With Shiites a small minority in the Muslim world but a majority long denied both freedom or religion and political power in Iraq, the Arbaeen commemorations are also seen an expression of Shiite power. Many of the faithful say they have become even more determined to carry out the pilgrimage in the face of attacks.

Many are making up for all the years they were banned from publicly commemorating the event under the mainly Sunni regime of Saddam Hussein.

Younnis Raheem Mohammad Zuhaira, a high school mathematics teacher from Diyala Province, says he and others tried to make the pilgrimage in secret before the war, walking through fields and date orchards to reach Karbala. If caught, they were stopped and sent back.

“All those times we were doing the pilgrimage it was with fear and suffering,” says Mr. Zuhaira. He says he once witnessed a group of young men beaten to death by Iraqi security forces near the tomb of Imam Hussein in Karbala for uttering pro-Shiite slogans.

“I saw it with my own eyes.… I wanted to leave but I was dragged by one of the security guards and pushed down and all the rifles were point[ed] at our heads. They kept us like that for an hour and then they let us go.”

Sectarian tensions on the rise

Sectarian tension in Iraq has grown with Prime Minister Nouri al-Maliki’s government seeking the arrest of a Sunni Vice President Tariq al-Hashemi, linking him to a suicide bomb that exploded in parliament in December. Mr. Hashemi, who has taken refuge in Kurdish-controlled northern Iraq, denies all charges.

Outside the Green Zone, where the Iraqi government is based, most Shiite Iraqis say they don’t fear a return to civil war as seen in 2006-07, when Shiite militias were fighting Sunni extremists.

“This is a political game,” says Huseein Ali al-Azzawi, a government employee on his way to Karbala.
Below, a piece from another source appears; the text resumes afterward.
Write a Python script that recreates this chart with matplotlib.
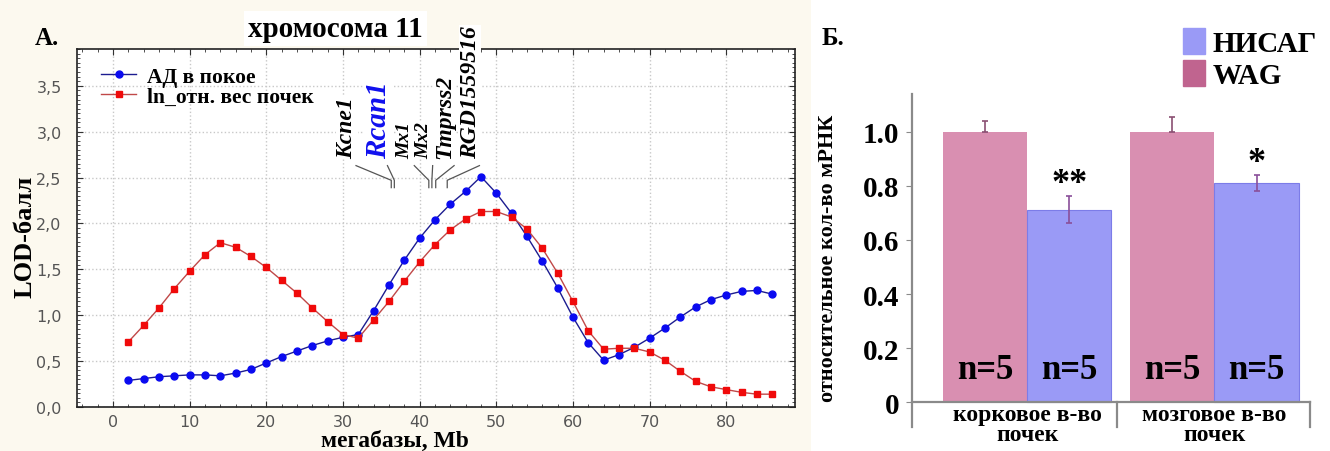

He says the bitter experience of Iraq’s sectarian fighting, when ordinary Iraqis turned to Shiite militias and Sunni extremists for protection, has taught people that they were being drawn into the conflict for political purposes.

“We are much more aware now,” he says. “The people – the tribes and the citizens – know this was politicized and they will not let it happen again."